Cathay Passenger Traffic Just 1% Usual After ‘Drastic’ Drop
(Bloomberg) -- Cathay Pacific Airways Ltd. expects passenger numbers to stay below 1,000 a day this month compared with the usual 100,000 as it operates at just 3% of normal capacity.
The Hong Kong-based airline said it is impossible to predict when demand will improve as the economic impact of the coronavirus pandemic is intensifying. One day this week, Cathay and Cathay Dragon carried only 302 passengers.
The company’s dire outlook came as it released figures for March that showed “drastic decreases” in passengers.

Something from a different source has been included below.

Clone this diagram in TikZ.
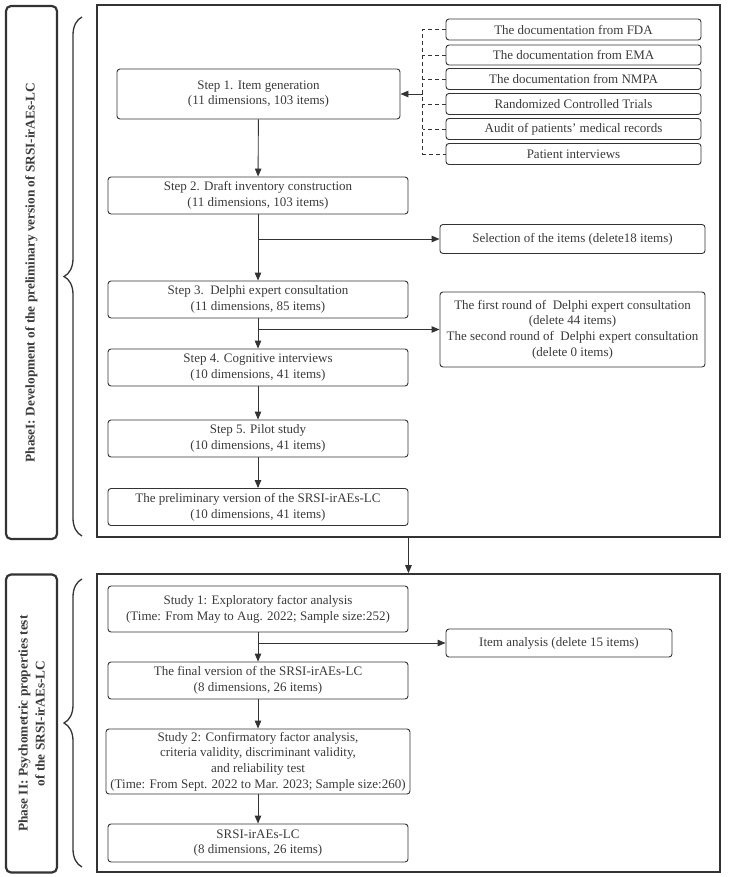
\documentclass[tikz,border=0pt]{standalone}
\usepackage{fontspec}
\setmainfont{Liberation Serif}
\usetikzlibrary{arrows.meta,decorations.pathreplacing}
\definecolor{ink}{HTML}{333333}
\definecolor{txt}{HTML}{3A3A3A}
\begin{document}
\begin{tikzpicture}[x=1pt,y=-1pt,
  box/.style={draw=ink,line width=0.9pt,rounded corners=3pt,align=center,text=txt,inner sep=0pt,font=\fontsize{13}{15.7}\selectfont},
  frame/.style={draw=ink,line width=1.6pt,inner sep=0pt},
  lab/.style={draw=ink,line width=2.2pt,rounded corners=5pt,align=center,text=txt,inner sep=0pt,font=\bfseries\fontsize{13.3}{17}\selectfont},
  arr/.style={draw=ink,line width=0.9pt,-{Triangle[length=8pt,width=6.5pt]}},
  dsh/.style={draw=ink,line width=0.9pt,dash pattern=on 4pt off 3pt},
  brc/.style={draw=ink,line width=1.3pt,decorate,decoration={brace,amplitude=18pt}}
]
\useasboundingbox (0,0) rectangle (733,877);
% frames
\node[frame,minimum width=623pt,minimum height=532pt] (f1) at (408.5,271) {};
\node[frame,minimum width=623pt,minimum height=298pt] (f2) at (408.5,723) {};
% phase labels
\node[lab,rotate=90,minimum width=533pt,minimum height=51pt] (ph1) at (31.5,272.5) {PhaseI: Development of the preliminary version of SRSI-irAEs-LC};
\node[lab,rotate=90,minimum width=298pt,minimum height=51pt] (ph2) at (31.5,723.5) {Phase II: Psychometric properties test\\of the SRSI-irAEs-LC};
% braces
\coordinate (b1a) at (82,536);
\coordinate (b1b) at (82,17);
\draw[brc] (b1a) -- (b1b);
\coordinate (b2a) at (82,867);
\coordinate (b2b) at (82,579);
\draw[brc] (b2a) -- (b2b);
% phase I
\node[box,minimum width=283pt,minimum height=50pt] (s1) at (258.5,94) {Step 1. Item generation\\(11 dimensions, 103 items)};
\node[box,minimum width=300pt,minimum height=37pt] (s2) at (258,195.5) {Step 2. Draft inventory construction\\(11 dimensions, 103 items)};
\node[box,minimum width=300pt,minimum height=37pt] (s3) at (258,299.5) {Step 3.\ \ Delphi expert consultation\\(11 dimensions, 85 items)};
\node[box,minimum width=300pt,minimum height=37pt] (s4) at (258,367.5) {Step 4. Cognitive interviews\\(10 dimensions, 41 items)};
\node[box,minimum width=300pt,minimum height=37pt] (s5) at (258,438.5) {Step 5. Pilot study\\(10 dimensions, 41 items)};
\node[box,minimum width=300pt,minimum height=37pt] (pre) at (258,507) {The preliminary version of the SRSI-irAEs-LC\\(10 dimensions, 41 items)};
% sources
\node[box,minimum width=255pt,minimum height=21pt] (fda) at (573.5,29.5) {The documentation from FDA};
\node[box,minimum width=255pt,minimum height=20pt] (ema) at (573.5,55) {The documentation from EMA};
\node[box,minimum width=255pt,minimum height=21pt] (nmpa) at (573.5,79) {The documentation from NMPA};
\node[box,minimum width=255pt,minimum height=21pt] (rct) at (573.5,104) {Randomized Controlled Trials};
\node[box,minimum width=255pt,minimum height=21pt] (aud) at (573.5,129) {Audit of patients’ medical records};
\node[box,minimum width=255pt,minimum height=21pt] (pat) at (573.5,154) {Patient interviews};
\draw[dsh] (fda.west) -- ++(-23,0) |- (pat.west);
\draw[dsh] (ema.west) -- ++(-23,0);
\draw[dsh] (nmpa.west) -- ++(-23,0);
\draw[dsh] (rct.west) -- ++(-23,0);
\draw[dsh] (aud.west) -- ++(-23,0);
\draw[arr] ([xshift=-23pt]fda.west |- s1.east) -- (s1.east);
% side boxes
\node[box,minimum width=265pt,minimum height=29pt] (sel) at (572.5,239) {Selection of the items (delete18 items)};
\node[box,minimum width=265pt,minimum height=75pt] (del) at (572.5,329.5) {The first round of\ \ Delphi expert consultation\\(delete 44 items)\\The second round of\ \ Delphi expert consultation\\(delete 0 items)};
\draw[arr] (s1) -- (s2);
\draw[arr] (s2) -- (s3);
\draw[arr] (s2.south |- sel.west) -- (sel.west);
\draw[arr] (s3) -- (s4);
\draw[arr] (s3.south |- del.west) -- (del.west);
\draw[arr] (s4) -- (s5);
\draw[arr] (s5) -- (pre);
% between phases
\draw[arr] (f1.south -| pre.east) -- (f2.north -| pre.east);
% phase II
\node[box,minimum width=300pt,minimum height=46pt] (st1) at (258,609) {Study 1: Exploratory factor analysis\\(Time: From May to Aug. 2022; Sample size:252)};
\node[box,minimum width=300pt,minimum height=37pt] (fin) at (258,680.5) {The final version of the SRSI-irAEs-LC\\(8 dimensions, 26 items)};
\node[box,minimum width=304pt,minimum height=65pt] (st2) at (258,761.5) {Study 2: Confirmatory factor analysis,\\criteria validity, discriminant validity,\\and reliability test\\(Time: From Sept. 2022 to Mar. 2023; Sample size:260)};
\node[box,minimum width=300pt,minimum height=38pt] (fv) at (258,843) {SRSI-irAEs-LC\\(8 dimensions, 26 items)};
\node[box,minimum width=226pt,minimum height=28pt] (ia) at (559,643) {Item analysis (delete 15 items)};
\draw[arr] (st1) -- (fin);
\draw[arr] (st1.south |- ia.west) -- (ia.west);
\draw[arr] (fin) -- (st2);
\draw[arr] (st2) -- (fv);
\end{tikzpicture}
\end{document}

The airline and Cathay Dragon carried a total of 311,128 passengers last month, down 90% from March 2019. Revenue passenger kilometers tumbled 84.3% and passenger load factor dropped to 49.3%. For the quarter, passengers were down 52% from a year earlier.
“Passenger demand dropped rapidly and tremendously in late March following the introduction of arrival restrictions on all non-resident visitors to Hong Kong, including transit passengers,” Cathay’s Chief Customer and Commercial Officer Ronald Lam said in a statement. “On each of the last two days of March we carried fewer than 1,000 passengers only.”
In April 2019, Cathay and Cathay Dragon carried 3.1 million passengers.
Cathay’s shares rose 0.9% in Hong Kong on Thursday, taking their advance from a March 23 low to 18%. They are still down 22% this year though.
“In April and May, we will be operating a bare skeleton passenger flight schedule,” Lam said. “We are doing everything we can to reduce our expenditure and preserve cash for the coming months.”
The airline said earlier this week it will no longer impose fuel surcharges on most flights from May 1. Cathay was already struggling from the impact pro-democracy protests in Hong Kong last year, and has warned that it faces a substantial loss in the first half of this year.
Cathay made an unaudited loss of more than HK$2 billion ($258 million) in February alone due to disruption from the coronavirus.